I vip sono un residuo della fase di declino del programma. Quando, imperante il potere populista, il vip era ridicolizzato non solo dalla sigla definitoria ma anche dall’essere rinchiuso in quella casa, una miniaturizzazione della Versailles in cui segregare i nobili per togliere loro potere, a scontrarsi con altri colleghi per recuperare notorietà. Questa volta sono sì noti, ma nella loro vita hanno subìto qualche scivolone, che sia un caso da giustizia sportiva o che sia la riduzione improvvisa della visibilità, e anche loro, in definitiva, lavorano per una personale restaurazione. Si compete, certo, ma, almeno nel primo giorno, vige una certa cavalleresca armonia.

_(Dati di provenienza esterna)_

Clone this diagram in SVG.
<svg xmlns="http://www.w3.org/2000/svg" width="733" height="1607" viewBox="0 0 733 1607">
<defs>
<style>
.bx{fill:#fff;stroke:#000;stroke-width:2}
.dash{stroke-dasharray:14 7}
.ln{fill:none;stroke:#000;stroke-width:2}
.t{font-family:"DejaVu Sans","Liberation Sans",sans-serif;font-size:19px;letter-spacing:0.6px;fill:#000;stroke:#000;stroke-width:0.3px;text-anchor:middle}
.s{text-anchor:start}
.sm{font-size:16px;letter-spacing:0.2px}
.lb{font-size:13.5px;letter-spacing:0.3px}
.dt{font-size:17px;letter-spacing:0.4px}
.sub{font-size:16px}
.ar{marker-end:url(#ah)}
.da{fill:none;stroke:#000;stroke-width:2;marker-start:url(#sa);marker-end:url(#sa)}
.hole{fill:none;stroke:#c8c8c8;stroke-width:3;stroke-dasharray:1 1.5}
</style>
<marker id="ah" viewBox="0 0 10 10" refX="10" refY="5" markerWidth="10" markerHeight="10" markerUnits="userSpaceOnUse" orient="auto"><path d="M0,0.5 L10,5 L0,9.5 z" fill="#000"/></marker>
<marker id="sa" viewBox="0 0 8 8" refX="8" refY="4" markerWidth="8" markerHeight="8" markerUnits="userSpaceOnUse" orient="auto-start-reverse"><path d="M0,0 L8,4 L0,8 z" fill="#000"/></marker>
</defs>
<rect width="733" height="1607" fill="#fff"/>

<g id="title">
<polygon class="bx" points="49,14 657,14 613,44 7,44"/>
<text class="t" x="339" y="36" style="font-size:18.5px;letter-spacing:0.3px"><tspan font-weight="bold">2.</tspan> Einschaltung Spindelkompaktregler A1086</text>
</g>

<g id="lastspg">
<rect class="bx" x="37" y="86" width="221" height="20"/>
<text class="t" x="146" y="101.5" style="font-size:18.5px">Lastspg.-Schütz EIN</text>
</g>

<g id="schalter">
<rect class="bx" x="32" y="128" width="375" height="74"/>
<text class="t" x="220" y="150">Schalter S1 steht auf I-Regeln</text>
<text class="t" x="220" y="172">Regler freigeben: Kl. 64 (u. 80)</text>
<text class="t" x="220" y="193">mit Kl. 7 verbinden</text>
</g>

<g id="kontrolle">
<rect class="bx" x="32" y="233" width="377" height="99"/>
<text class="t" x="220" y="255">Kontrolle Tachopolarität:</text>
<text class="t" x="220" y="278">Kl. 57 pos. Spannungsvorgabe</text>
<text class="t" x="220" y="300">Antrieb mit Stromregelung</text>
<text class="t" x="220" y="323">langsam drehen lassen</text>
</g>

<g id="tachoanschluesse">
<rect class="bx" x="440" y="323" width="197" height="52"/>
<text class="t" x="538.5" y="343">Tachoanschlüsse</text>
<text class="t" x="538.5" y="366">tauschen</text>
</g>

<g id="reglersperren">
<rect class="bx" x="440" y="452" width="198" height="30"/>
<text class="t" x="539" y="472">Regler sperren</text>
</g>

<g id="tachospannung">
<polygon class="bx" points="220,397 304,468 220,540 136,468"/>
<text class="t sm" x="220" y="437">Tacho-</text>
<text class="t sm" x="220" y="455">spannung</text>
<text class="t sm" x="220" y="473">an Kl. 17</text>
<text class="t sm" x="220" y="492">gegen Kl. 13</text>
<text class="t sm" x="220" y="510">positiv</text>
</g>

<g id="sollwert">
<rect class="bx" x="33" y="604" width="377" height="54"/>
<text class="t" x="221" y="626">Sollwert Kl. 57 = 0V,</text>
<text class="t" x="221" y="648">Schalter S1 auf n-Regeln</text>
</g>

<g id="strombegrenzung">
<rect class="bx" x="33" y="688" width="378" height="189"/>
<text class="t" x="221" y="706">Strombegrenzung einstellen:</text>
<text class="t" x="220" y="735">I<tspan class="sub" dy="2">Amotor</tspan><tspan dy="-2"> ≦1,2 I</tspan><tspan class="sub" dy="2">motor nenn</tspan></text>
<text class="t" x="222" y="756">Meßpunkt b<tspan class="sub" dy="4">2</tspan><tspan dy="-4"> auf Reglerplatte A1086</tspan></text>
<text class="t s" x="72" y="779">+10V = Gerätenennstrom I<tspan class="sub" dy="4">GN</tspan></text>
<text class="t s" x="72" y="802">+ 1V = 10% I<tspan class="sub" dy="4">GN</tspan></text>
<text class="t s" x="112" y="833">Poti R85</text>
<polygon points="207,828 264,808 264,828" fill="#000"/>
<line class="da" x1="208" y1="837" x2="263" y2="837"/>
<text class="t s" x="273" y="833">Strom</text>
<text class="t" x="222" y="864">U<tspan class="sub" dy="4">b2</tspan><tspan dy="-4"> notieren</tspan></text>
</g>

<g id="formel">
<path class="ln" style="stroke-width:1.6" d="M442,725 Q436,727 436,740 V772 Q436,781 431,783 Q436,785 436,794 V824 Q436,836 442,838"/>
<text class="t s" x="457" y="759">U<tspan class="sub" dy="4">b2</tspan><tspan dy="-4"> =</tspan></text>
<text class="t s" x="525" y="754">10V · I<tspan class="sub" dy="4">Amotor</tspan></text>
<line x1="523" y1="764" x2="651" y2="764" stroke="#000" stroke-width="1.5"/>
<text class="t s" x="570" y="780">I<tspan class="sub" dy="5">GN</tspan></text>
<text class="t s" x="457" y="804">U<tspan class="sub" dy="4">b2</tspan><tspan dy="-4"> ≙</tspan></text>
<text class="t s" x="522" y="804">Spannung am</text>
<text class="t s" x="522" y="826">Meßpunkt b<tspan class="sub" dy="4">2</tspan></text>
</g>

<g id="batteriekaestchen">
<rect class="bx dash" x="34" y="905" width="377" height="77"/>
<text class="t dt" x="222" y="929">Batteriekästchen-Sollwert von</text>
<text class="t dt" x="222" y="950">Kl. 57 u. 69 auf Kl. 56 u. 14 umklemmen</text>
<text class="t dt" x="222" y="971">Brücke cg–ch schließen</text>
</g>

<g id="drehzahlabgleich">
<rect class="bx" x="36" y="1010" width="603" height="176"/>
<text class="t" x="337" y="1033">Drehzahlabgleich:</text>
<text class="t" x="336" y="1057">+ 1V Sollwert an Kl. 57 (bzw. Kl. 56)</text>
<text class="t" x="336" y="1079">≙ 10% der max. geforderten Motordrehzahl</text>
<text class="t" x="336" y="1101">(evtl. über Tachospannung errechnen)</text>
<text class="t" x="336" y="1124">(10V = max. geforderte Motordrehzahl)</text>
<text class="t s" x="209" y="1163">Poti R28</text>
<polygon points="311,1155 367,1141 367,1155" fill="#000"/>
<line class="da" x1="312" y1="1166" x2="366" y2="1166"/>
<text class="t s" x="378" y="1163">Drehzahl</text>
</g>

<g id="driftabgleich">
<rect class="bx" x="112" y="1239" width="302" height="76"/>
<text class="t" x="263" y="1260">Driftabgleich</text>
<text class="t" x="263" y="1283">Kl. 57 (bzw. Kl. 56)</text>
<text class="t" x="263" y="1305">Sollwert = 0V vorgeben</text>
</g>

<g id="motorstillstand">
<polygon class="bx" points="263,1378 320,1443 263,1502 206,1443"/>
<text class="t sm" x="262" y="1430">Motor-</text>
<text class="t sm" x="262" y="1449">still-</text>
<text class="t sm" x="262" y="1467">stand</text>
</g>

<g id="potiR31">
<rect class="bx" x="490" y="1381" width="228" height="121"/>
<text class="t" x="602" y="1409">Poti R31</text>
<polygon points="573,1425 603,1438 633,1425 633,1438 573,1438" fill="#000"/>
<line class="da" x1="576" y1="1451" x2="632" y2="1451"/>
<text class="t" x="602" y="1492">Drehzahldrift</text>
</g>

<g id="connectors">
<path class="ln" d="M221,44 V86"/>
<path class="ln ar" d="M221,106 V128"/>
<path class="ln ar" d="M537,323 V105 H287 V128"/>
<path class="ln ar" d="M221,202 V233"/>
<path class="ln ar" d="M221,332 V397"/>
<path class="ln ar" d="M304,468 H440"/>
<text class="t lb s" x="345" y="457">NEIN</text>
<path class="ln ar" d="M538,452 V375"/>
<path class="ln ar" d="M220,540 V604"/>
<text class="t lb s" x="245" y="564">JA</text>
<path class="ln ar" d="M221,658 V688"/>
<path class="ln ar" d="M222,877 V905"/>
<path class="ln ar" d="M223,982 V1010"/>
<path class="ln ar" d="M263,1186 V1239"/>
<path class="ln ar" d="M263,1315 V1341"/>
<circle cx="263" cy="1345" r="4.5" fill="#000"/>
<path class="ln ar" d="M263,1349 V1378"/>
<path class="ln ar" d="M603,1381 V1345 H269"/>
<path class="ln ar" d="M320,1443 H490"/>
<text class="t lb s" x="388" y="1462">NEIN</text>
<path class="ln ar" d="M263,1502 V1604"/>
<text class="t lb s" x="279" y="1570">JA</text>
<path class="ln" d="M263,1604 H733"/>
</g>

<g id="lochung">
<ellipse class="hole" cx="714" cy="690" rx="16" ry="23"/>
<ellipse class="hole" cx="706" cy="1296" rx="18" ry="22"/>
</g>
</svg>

E il Gf si rivela più al passo con i tempi e più politicamente rilevante di tutti i talk messi insieme. Nella casa non ci si strilla addosso e non si cerca di tacitare gli altri. Le liti arriveranno, certo, ma non sono più nello spirito del tempo. Il trash è tutto nei dibattiti rubricati come talk. Nella stessa sera del debutto del Gf 2023 si poteva vedere il tentativo di istigare allo scontro, alla parolaccia, come da vecchio modello autoriale delle peggiori isole dei peggiori grandi fratelli.

 

Con le maschere giornalistiche del meloniano o del leghista aizzate contro la commissione Ue in nome di un’ineffabile italianità, il tutto mentre Giorgia Meloni e Paolo Gentiloni lavoravano in realtà per ridurre gli attriti. Il Gf rappresentava il paese, il talk lo distorceva. Il primo era ottimista e fattivo, il secondo affondava nel nichilismo e nel trash. Vige, nella casa, una palpabile applicazione del criterio liberale di uguaglianza delle opportunità. E gli inquilini, secondo la felice definizione data quest’anno, sono ben guidati dall’egualitarismo cattivello di Alfonso Signorini, sempre pronto a dare riconoscendo la legittimità di un desiderio e a togliere fustigando l’eccesso di ambizione, e dall’egualitarismo signorile di Cesara Buonamici, capace di inquadrare debolezze e qualità concedendo sempre però a tutti un tratto di peerage (ah, un bidello? Delizioso) come usa nella migliore conversazione illuminata.